In places like the Maine Media Workshops, I started teaching classes emphasizing seeing, titled either Vision and Discovery or The Photographer’s Eye. After a few years, I moved up to so-called “master classes,” where the class is focused more on my particular expertise (and background) and less on general photography skills. One of my favorite classes to teach in Maine is the photo-essay class. To see some examples of work students did in that class in 2008. This year I am teaching a class on Street Photography. Most of what I do in India, the US or anywhere else is in essence, street photography. I will be teaching students how to work rapidly and unobtrusively in busy environments with minimal equipment and maximum adaptability. The class focuses on how to quickly analyze the quality and direction of light, how to frame and compose the image while anticipating the unfolding activity.

Though the class seems rather narrowly defined, in my experience, workshops succeed best when they have clearly defined goals. Again, in high schools, colleges and universities the approach is very different. It is a more deliberate, all encompassing and slower approach that I do not particularly like.

It is one that history has shown I am not that good at utilizing. Despite having taught at Drexel University, University of Pennsylvania, University of the Arts, Syracuse University, and Rochester Institute of Technology, I will be the first to admit I am not a stellar teacher of photography, that is, in a university setting. This is important because, if you want to teach in a university setting, you need to be a stellar teacher, a well-known artist and have a graduate degree of some kind (even if not in photography or art.) One surprise is how many professors of photography in college and university level positions have degrees in subjects other than photography.

If you want to be a good workshop teacher, as my students say I am (see: http://www.davidhwells.com/references/index.html) you need to teach a few things exceptionally well. I have come to understand that I have to love the subject matter first and then want to teach it second. The best teachers of photography I know, like Bobbi Lane at: http://bobbilane.com/workshops.html, love what they are doing as photographers, so their energy and enthusiasm comes across in their workshops.
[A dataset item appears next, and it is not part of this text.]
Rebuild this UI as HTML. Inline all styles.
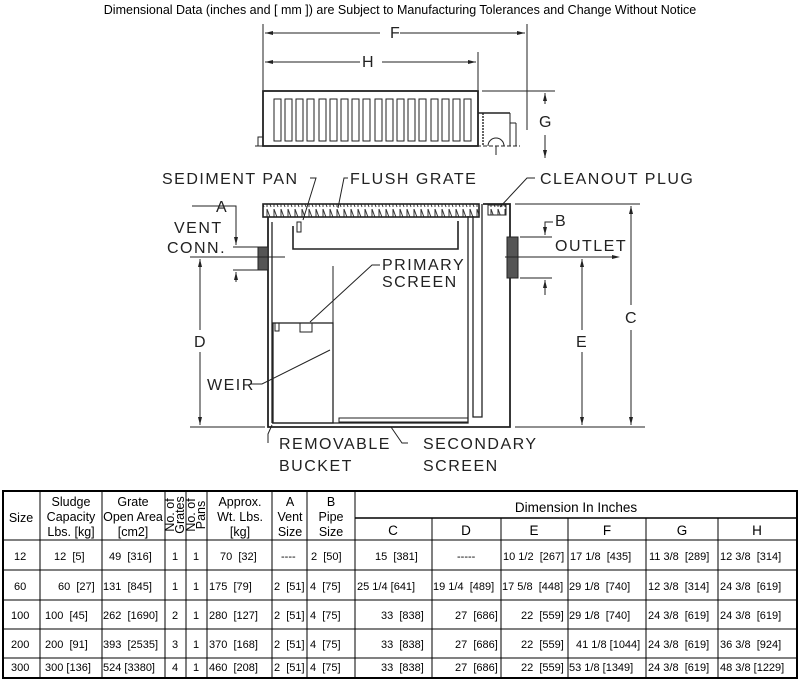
<!DOCTYPE html>
<html><head><meta charset="utf-8"><style>
body{margin:0;background:#fff;width:800px;height:681px;overflow:hidden}
svg{display:block;font-family:"Liberation Sans",sans-serif}
.l{font-size:16px;fill:#222;letter-spacing:1.5px}
.t{font-size:12px;fill:#000}
.b text{white-space:pre}
</style></head><body>
<svg width="800" height="681" viewBox="0 0 800 681">
<defs><pattern id="h" width="7" height="13" patternUnits="userSpaceOnUse"><line x1="1" y1="1" x2="1" y2="12" stroke="#333"/><line x1="1" y1="1" x2="5" y2="12" stroke="#333"/></pattern></defs>
<text x="400" y="14" text-anchor="middle" class="t" style="font-size:12.5px">Dimensional Data (inches and [ mm ]) are Subject to Manufacturing Tolerances and Change Without Notice</text>
<g stroke="#222" fill="none" stroke-width="1">
<line x1="263" y1="24" x2="263" y2="90"/><line x1="527" y1="24" x2="527" y2="130"/><line x1="478" y1="52" x2="478" y2="90"/>
<line x1="265" y1="33" x2="380" y2="33"/><line x1="400" y1="33" x2="525" y2="33"/>
<line x1="265" y1="62" x2="360" y2="62"/><line x1="382" y1="62" x2="476" y2="62"/>
<line x1="482" y1="91" x2="555" y2="91"/>
<line x1="545" y1="93" x2="545" y2="104"/><line x1="545" y1="135" x2="545" y2="158"/>
<rect x="263" y="91" width="215" height="55" stroke-width="1.8"/>
<line x1="478" y1="113" x2="510" y2="113" stroke-width="1.4"/><line x1="510" y1="113" x2="510" y2="146"/><line x1="510" y1="123" x2="516" y2="123"/><line x1="516" y1="123" x2="516" y2="146"/>
<line x1="483" y1="113" x2="483" y2="146" stroke-dasharray="2 1" stroke-width="1.4"/>
<path d="M488 146 A8 8 0 0 1 504 146"/><line x1="496" y1="146" x2="496" y2="155"/>
<line x1="255" y1="146" x2="520" y2="146" stroke-dasharray="4 2"/>
<rect x="258" y="137" width="5" height="9"/>
<g>
<rect x="274" y="99" width="7" height="42"/><rect x="285" y="99" width="7" height="42"/><rect x="296" y="99" width="7" height="42"/><rect x="307" y="99" width="7" height="42"/><rect x="319" y="99" width="7" height="42"/><rect x="330" y="99" width="7" height="42"/><rect x="341" y="99" width="7" height="42"/><rect x="352" y="99" width="7" height="42"/><rect x="363" y="99" width="7" height="42"/><rect x="375" y="99" width="7" height="42"/><rect x="386" y="99" width="7" height="42"/><rect x="397" y="99" width="7" height="42"/><rect x="408" y="99" width="7" height="42"/><rect x="419" y="99" width="7" height="42"/><rect x="431" y="99" width="7" height="42"/><rect x="442" y="99" width="7" height="42"/><rect x="453" y="99" width="7" height="42"/><rect x="464" y="99" width="7" height="42"/>
</g>
<rect x="263" y="204" width="216" height="13" stroke-width="1.6" fill="url(#h)"/>
<path d="M268 217 V427 H510 V204 H483" stroke-width="1.8"/>
<line x1="272" y1="222" x2="272" y2="423" stroke-width="1.3"/>
<path d="M272 423 H468 V216" stroke-width="1.3"/><path d="M473 216 V417 H482 V204" stroke-width="1.3"/>
<path d="M293 226 V249 H458 V221" stroke-width="1.6"/>
<rect x="297" y="222" width="4" height="10"/>
<rect x="488" y="205" width="18" height="10" fill="url(#h)"/>
<rect x="273" y="323" width="60" height="100" stroke-width="1.3"/><line x1="333" y1="266" x2="333" y2="323"/>
<rect x="275" y="323" width="4" height="8"/><rect x="300" y="323" width="12" height="9"/>
<rect x="339" y="418" width="129" height="4"/>
<rect x="258" y="247" width="10" height="23" fill="#555"/>
<rect x="507" y="237" width="11" height="41" fill="#555"/>
<line x1="190" y1="427" x2="265" y2="427"/><line x1="515" y1="427" x2="645" y2="427"/>
<line x1="190" y1="257" x2="285" y2="257"/><line x1="505" y1="257" x2="600" y2="257"/>
<line x1="233" y1="247" x2="258" y2="247"/><line x1="233" y1="270" x2="258" y2="270"/>
<path d="M192 206 H236 V245"/><line x1="236" y1="272" x2="236" y2="282"/>
<line x1="200" y1="259" x2="200" y2="330"/><line x1="200" y1="352" x2="200" y2="425"/>
<line x1="520" y1="237" x2="552" y2="237"/><line x1="520" y1="278" x2="552" y2="278"/>
<path d="M553 222 H545 V235"/><line x1="545" y1="280" x2="545" y2="295"/>
<line x1="582" y1="259" x2="582" y2="330"/><line x1="582" y1="352" x2="582" y2="425"/>
<line x1="515" y1="204" x2="640" y2="204"/>
<line x1="631" y1="206" x2="631" y2="305"/><line x1="631" y1="330" x2="631" y2="425"/>
<line x1="582" y1="257" x2="618" y2="257"/>
<path d="M310 178 H316 L303 220"/><path d="M348 178 H344 L338 208"/><path d="M535 178 H527 L500 207"/>
<path d="M380 265 H372 L310 322"/><path d="M250 384 H262 L330 350"/>
<path d="M268 443 V434 L272 425"/><path d="M408 443 H402 L391 427"/>
</g>
<g fill="#222">
<path d="M265 33 l8 -2 v4z"/><path d="M525 33 l-8 -2 v4z"/><path d="M265 62 l8 -2 v4z"/><path d="M476 62 l-8 -2 v4z"/>
<path d="M545 93 l-2 8 h4z"/><path d="M545 158 l-2 -8 h4z"/>
<path d="M200 259 l-2 8 h4z"/><path d="M200 425 l-2 -8 h4z"/>
<path d="M236 245 l-2 -8 h4z"/><path d="M236 272 l-2 8 h4z"/>
<path d="M545 235 l-2 -8 h4z"/><path d="M545 280 l-2 8 h4z"/>
<path d="M582 259 l-2 8 h4z"/><path d="M582 425 l-2 -8 h4z"/>
<path d="M631 206 l-2 8 h4z"/><path d="M631 425 l-2 -8 h4z"/><path d="M620 257 l-8 -2 v4z"/>
</g>
<text x="390" y="38" class="l">F</text><text x="362" y="67" class="l">H</text><text x="539" y="127" class="l">G</text>
<text x="162" y="184" class="l">SEDIMENT PAN</text><text x="350" y="184" class="l">FLUSH GRATE</text><text x="540" y="184" class="l">CLEANOUT PLUG</text>
<text x="216" y="212" class="l">A</text><text x="174" y="233" class="l">VENT</text><text x="167" y="253" class="l">CONN.</text>
<text x="555" y="226" class="l">B</text><text x="555" y="251" class="l">OUTLET</text>
<text x="382" y="270" class="l">PRIMARY</text><text x="382" y="287" class="l">SCREEN</text>
<text x="194" y="347" class="l">D</text><text x="576" y="347" class="l">E</text><text x="625" y="323" class="l">C</text>
<text x="207" y="390" class="l">WEIR</text>
<text x="279" y="449" class="l">REMOVABLE</text><text x="279" y="471" class="l">BUCKET</text>
<text x="423" y="449" class="l">SECONDARY</text><text x="423" y="471" class="l">SCREEN</text>
<g stroke="#000" fill="none">
<rect x="3" y="491" width="794" height="187" stroke-width="2"/>
<line x1="3" y1="540" x2="797" y2="540"/><line x1="3" y1="570" x2="797" y2="570"/><line x1="3" y1="600" x2="797" y2="600"/><line x1="3" y1="629" x2="797" y2="629"/><line x1="3" y1="658" x2="797" y2="658"/>
<line x1="355" y1="518" x2="797" y2="518" stroke-width="1.5"/>
<line x1="40" y1="491" x2="40" y2="678"/><line x1="102" y1="491" x2="102" y2="678"/><line x1="165" y1="491" x2="165" y2="678"/><line x1="186" y1="491" x2="186" y2="678"/><line x1="207" y1="491" x2="207" y2="678"/><line x1="272" y1="491" x2="272" y2="678"/><line x1="307" y1="491" x2="307" y2="678"/><line x1="355" y1="491" x2="355" y2="678"/>
<line x1="432" y1="518" x2="432" y2="678"/><line x1="501" y1="518" x2="501" y2="678"/><line x1="568" y1="518" x2="568" y2="678"/><line x1="646" y1="518" x2="646" y2="678"/><line x1="718" y1="518" x2="718" y2="678"/>
</g>
<g class="t" text-anchor="middle" style="font-size:12.5px">
<text x="21" y="522">Size</text>
<text x="71" y="506">Sludge</text><text x="71" y="521">Capacity</text><text x="71" y="536">Lbs. [kg]</text>
<text x="133" y="506">Grate</text><text x="133" y="521">Open Area</text><text x="133" y="536">[cm2]</text>
<text transform="translate(174,515) rotate(-90)">No. of</text><text transform="translate(184,515) rotate(-90)">Grates</text>
<text transform="translate(195,515) rotate(-90)">No. of</text><text transform="translate(205,515) rotate(-90)">Pans</text>
<text x="240" y="506">Approx.</text><text x="240" y="521">Wt. Lbs.</text><text x="240" y="536">[kg]</text>
<text x="290" y="506">A</text><text x="290" y="521">Vent</text><text x="290" y="536">Size</text>
<text x="331" y="506">B</text><text x="331" y="521">Pipe</text><text x="331" y="536">Size</text>
<text x="576" y="512" style="font-size:13.5px">Dimension In Inches</text>
<text x="393" y="535" style="font-size:13.5px">C</text><text x="466" y="535" style="font-size:13.5px">D</text><text x="534" y="535" style="font-size:13.5px">E</text><text x="607" y="535" style="font-size:13.5px">F</text><text x="682" y="535" style="font-size:13.5px">G</text><text x="757" y="535" style="font-size:13.5px">H</text>
</g>
<g class="t b" style="font-size:11px">
<text x="14" y="560">12</text><text x="54" y="560">12  [5]</text><text x="109" y="560">49  [316]</text><text x="172" y="560">1</text><text x="193" y="560">1</text><text x="220" y="560">70  [32]</text><text x="281" y="560">----</text><text x="311" y="560">2  [50]</text><text x="375" y="560">15  [381]</text><text x="457" y="560">-----</text><text x="503" y="560">10 1/2  [267]</text><text x="570" y="560">17 1/8  [435]</text><text x="649" y="560">11 3/8  [289]</text><text x="720" y="560">12 3/8  [314]</text>
<text x="14" y="590">60</text><text x="58" y="590">60  [27]</text><text x="103" y="590">131  [845]</text><text x="172" y="590">1</text><text x="193" y="590">1</text><text x="209" y="590">175  [79]</text><text x="274" y="590">2  [51]</text><text x="310" y="590">4  [75]</text><text x="357" y="590">25 1/4 [641]</text><text x="433" y="590">19 1/4  [489]</text><text x="502" y="590">17 5/8  [448]</text><text x="569" y="590">29 1/8  [740]</text><text x="648" y="590">12 3/8  [314]</text><text x="720" y="590">24 3/8  [619]</text>
<text x="11" y="619">100</text><text x="45" y="619">100  [45]</text><text x="103" y="619">262  [1690]</text><text x="172" y="619">2</text><text x="193" y="619">1</text><text x="209" y="619">280  [127]</text><text x="274" y="619">2  [51]</text><text x="310" y="619">4  [75]</text><text x="381" y="619">33  [838]</text><text x="455" y="619">27  [686]</text><text x="521" y="619">22  [559]</text><text x="569" y="619">29 1/8  [740]</text><text x="648" y="619">24 3/8  [619]</text><text x="720" y="619">24 3/8  [619]</text>
<text x="11" y="648">200</text><text x="45" y="648">200  [91]</text><text x="103" y="648">393  [2535]</text><text x="172" y="648">3</text><text x="193" y="648">1</text><text x="209" y="648">370  [168]</text><text x="274" y="648">2  [51]</text><text x="310" y="648">4  [75]</text><text x="381" y="648">33  [838]</text><text x="455" y="648">27  [686]</text><text x="521" y="648">22  [559]</text><text x="576" y="648">41 1/8 [1044]</text><text x="648" y="648">24 3/8  [619]</text><text x="720" y="648">36 3/8  [924]</text>
<text x="11" y="671">300</text><text x="45" y="671">300 [136]</text><text x="103" y="671">524 [3380]</text><text x="172" y="671">4</text><text x="193" y="671">1</text><text x="209" y="671">460  [208]</text><text x="274" y="671">2  [51]</text><text x="310" y="671">4  [75]</text><text x="381" y="671">33  [838]</text><text x="455" y="671">27  [686]</text><text x="521" y="671">22  [559]</text><text x="569" y="671">53 1/8 [1349]</text><text x="648" y="671">24 3/8  [619]</text><text x="720" y="671">48 3/8 [1229]</text>
</g>
</svg>
</body></html>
Similarly, the best teachers are aware of what they should NOT teach. I do not do studio work or food photography or fashion photography, so asking me to teach workshops on any of those topics would be a recipe for disaster.

When teaching, you also have to repeat yourself a lot. You have to go slow and break lessons down into small steps. You have use activities and critiques to make sure the lessons being imparted are actually getting into the student’s thinking. You have to remember that every student has a different learning curve, and you need to work to accommodate that. They will not accommodate you and they may not even understand how they learn, but you need to figure that out, and you need to do that in a hurry. It also helps to keep in mind the substantial differences in learning styles that vary across lines of gender, age and ethnicity. In many of my workshops, I feel like I spend half my time nurturing the group dynamic and managing interpersonal relationships.

So why do I teach workshops? That is a great question that any potential workshop teacher should ask himself or herself. It starts from the idea that I have a few topics that I know well and can easily convey to others. I have polished and refined those few classes over the years, till they shine, almost like gems.

I do not do it just for the money, though I do need that. I do not teach just to go other places and make new photographs, though that helps too. While I do get a thrill out of watching photographers grow and expand their creativity, that’s not enough.

I do love photography itself, the process with a real passion and I think that’s the core reason why I teach. Teaching enables me to do what I love as I share it with others! That’s the best reason of all for doing anything, isn’t it?